[Start of Data provided]

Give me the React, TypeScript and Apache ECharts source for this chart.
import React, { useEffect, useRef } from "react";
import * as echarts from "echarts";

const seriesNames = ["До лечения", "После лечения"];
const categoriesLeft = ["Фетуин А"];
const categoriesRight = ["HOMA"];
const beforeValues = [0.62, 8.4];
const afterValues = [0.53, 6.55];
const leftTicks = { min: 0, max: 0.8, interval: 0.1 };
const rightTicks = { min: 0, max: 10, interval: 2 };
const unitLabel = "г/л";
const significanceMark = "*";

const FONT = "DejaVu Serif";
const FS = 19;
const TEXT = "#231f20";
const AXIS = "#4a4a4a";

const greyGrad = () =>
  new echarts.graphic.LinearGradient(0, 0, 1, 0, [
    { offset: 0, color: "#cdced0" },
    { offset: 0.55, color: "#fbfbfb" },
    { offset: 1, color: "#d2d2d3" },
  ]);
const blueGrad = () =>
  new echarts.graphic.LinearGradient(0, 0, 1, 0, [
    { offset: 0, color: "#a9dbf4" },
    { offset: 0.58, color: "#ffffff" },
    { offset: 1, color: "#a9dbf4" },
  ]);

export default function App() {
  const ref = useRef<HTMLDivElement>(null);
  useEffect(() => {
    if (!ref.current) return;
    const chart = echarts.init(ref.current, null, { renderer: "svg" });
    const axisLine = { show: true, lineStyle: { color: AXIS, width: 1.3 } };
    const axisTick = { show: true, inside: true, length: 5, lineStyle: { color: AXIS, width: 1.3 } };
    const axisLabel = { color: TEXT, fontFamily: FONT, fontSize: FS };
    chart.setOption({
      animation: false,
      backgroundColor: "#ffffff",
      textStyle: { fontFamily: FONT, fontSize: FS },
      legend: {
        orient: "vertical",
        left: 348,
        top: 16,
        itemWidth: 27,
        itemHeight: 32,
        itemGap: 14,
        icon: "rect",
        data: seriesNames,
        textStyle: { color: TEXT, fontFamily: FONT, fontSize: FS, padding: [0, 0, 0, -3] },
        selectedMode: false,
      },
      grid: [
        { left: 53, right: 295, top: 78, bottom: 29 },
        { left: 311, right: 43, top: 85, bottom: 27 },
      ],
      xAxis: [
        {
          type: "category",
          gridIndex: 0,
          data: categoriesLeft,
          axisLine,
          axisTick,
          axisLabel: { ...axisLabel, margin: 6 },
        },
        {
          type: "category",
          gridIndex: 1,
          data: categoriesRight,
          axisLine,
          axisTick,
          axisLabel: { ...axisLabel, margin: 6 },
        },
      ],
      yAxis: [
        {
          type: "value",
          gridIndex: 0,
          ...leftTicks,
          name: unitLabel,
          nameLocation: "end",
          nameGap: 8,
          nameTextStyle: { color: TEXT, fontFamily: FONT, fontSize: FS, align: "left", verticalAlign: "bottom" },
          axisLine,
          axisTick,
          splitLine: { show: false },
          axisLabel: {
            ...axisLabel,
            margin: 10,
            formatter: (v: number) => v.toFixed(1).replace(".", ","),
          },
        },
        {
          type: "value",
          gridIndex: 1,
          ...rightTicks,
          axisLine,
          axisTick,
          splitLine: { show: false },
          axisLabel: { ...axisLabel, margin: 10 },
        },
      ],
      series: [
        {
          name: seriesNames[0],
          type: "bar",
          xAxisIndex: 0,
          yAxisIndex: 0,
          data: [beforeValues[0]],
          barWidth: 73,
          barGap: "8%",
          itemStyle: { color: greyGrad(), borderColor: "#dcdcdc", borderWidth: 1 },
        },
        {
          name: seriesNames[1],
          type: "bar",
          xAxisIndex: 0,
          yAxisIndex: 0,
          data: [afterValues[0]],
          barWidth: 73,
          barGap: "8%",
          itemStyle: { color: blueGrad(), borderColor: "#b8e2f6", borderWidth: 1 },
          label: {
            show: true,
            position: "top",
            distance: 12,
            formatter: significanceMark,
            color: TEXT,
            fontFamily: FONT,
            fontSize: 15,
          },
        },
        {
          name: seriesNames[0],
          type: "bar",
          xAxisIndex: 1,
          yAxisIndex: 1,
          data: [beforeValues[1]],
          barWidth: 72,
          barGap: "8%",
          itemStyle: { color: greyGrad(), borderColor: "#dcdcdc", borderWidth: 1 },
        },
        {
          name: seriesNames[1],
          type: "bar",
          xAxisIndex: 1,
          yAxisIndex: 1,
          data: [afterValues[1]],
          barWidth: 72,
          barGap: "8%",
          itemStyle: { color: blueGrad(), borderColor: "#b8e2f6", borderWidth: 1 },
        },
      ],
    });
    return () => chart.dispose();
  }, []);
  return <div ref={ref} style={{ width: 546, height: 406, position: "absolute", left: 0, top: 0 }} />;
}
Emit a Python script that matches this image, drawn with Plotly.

[End of Data provided]

**Requirements**: Print out the whole listing exactly as it appears.

**Written answer**:
Give me the React, TypeScript and Apache ECharts source for this chart.
import React, { useEffect, useRef } from "react";
import * as echarts from "echarts";

const seriesNames = ["До лечения", "После лечения"];
const categoriesLeft = ["Фетуин А"];
const categoriesRight = ["HOMA"];
const beforeValues = [0.62, 8.4];
const afterValues = [0.53, 6.55];
const leftTicks = { min: 0, max: 0.8, interval: 0.1 };
const rightTicks = { min: 0, max: 10, interval: 2 };
const unitLabel = "г/л";
const significanceMark = "*";

const FONT = "DejaVu Serif";
const FS = 19;
const TEXT = "#231f20";
const AXIS = "#4a4a4a";

const greyGrad = () =>
  new echarts.graphic.LinearGradient(0, 0, 1, 0, [
    { offset: 0, color: "#cdced0" },
    { offset: 0.55, color: "#fbfbfb" },
    { offset: 1, color: "#d2d2d3" },
  ]);
const blueGrad = () =>
  new echarts.graphic.LinearGradient(0, 0, 1, 0, [
    { offset: 0, color: "#a9dbf4" },
    { offset: 0.58, color: "#ffffff" },
    { offset: 1, color: "#a9dbf4" },
  ]);

export default function App() {
  const ref = useRef<HTMLDivElement>(null);
  useEffect(() => {
    if (!ref.current) return;
    const chart = echarts.init(ref.current, null, { renderer: "svg" });
    const axisLine = { show: true, lineStyle: { color: AXIS, width: 1.3 } };
    const axisTick = { show: true, inside: true, length: 5, lineStyle: { color: AXIS, width: 1.3 } };
    const axisLabel = { color: TEXT, fontFamily: FONT, fontSize: FS };
    chart.setOption({
      animation: false,
      backgroundColor: "#ffffff",
      textStyle: { fontFamily: FONT, fontSize: FS },
      legend: {
        orient: "vertical",
        left: 348,
        top: 16,
        itemWidth: 27,
        itemHeight: 32,
        itemGap: 14,
        icon: "rect",
        data: seriesNames,
        textStyle: { color: TEXT, fontFamily: FONT, fontSize: FS, padding: [0, 0, 0, -3] },
        selectedMode: false,
      },
      grid: [
        { left: 53, right: 295, top: 78, bottom: 29 },
        { left: 311, right: 43, top: 85, bottom: 27 },
      ],
      xAxis: [
        {
          type: "category",
          gridIndex: 0,
          data: categoriesLeft,
          axisLine,
          axisTick,
          axisLabel: { ...axisLabel, margin: 6 },
        },
        {
          type: "category",
          gridIndex: 1,
          data: categoriesRight,
          axisLine,
          axisTick,
          axisLabel: { ...axisLabel, margin: 6 },
        },
      ],
      yAxis: [
        {
          type: "value",
          gridIndex: 0,
          ...leftTicks,
          name: unitLabel,
          nameLocation: "end",
          nameGap: 8,
          nameTextStyle: { color: TEXT, fontFamily: FONT, fontSize: FS, align: "left", verticalAlign: "bottom" },
          axisLine,
          axisTick,
          splitLine: { show: false },
          axisLabel: {
            ...axisLabel,
            margin: 10,
            formatter: (v: number) => v.toFixed(1).replace(".", ","),
          },
        },
        {
          type: "value",
          gridIndex: 1,
          ...rightTicks,
          axisLine,
          axisTick,
          splitLine: { show: false },
          axisLabel: { ...axisLabel, margin: 10 },
        },
      ],
      series: [
        {
          name: seriesNames[0],
          type: "bar",
          xAxisIndex: 0,
          yAxisIndex: 0,
          data: [beforeValues[0]],
          barWidth: 73,
          barGap: "8%",
          itemStyle: { color: greyGrad(), borderColor: "#dcdcdc", borderWidth: 1 },
        },
        {
          name: seriesNames[1],
          type: "bar",
          xAxisIndex: 0,
          yAxisIndex: 0,
          data: [afterValues[0]],
          barWidth: 73,
          barGap: "8%",
          itemStyle: { color: blueGrad(), borderColor: "#b8e2f6", borderWidth: 1 },
          label: {
            show: true,
            position: "top",
            distance: 12,
            formatter: significanceMark,
            color: TEXT,
            fontFamily: FONT,
            fontSize: 15,
          },
        },
        {
          name: seriesNames[0],
          type: "bar",
          xAxisIndex: 1,
          yAxisIndex: 1,
          data: [beforeValues[1]],
          barWidth: 72,
          barGap: "8%",
          itemStyle: { color: greyGrad(), borderColor: "#dcdcdc", borderWidth: 1 },
        },
        {
          name: seriesNames[1],
          type: "bar",
          xAxisIndex: 1,
          yAxisIndex: 1,
          data: [afterValues[1]],
          barWidth: 72,
          barGap: "8%",
          itemStyle: { color: blueGrad(), borderColor: "#b8e2f6", borderWidth: 1 },
        },
      ],
    });
    return () => chart.dispose();
  }, []);
  return <div ref={ref} style={{ width: 546, height: 406, position: "absolute", left: 0, top: 0 }} />;
}
Emit a Python script that matches this image, drawn with Plotly.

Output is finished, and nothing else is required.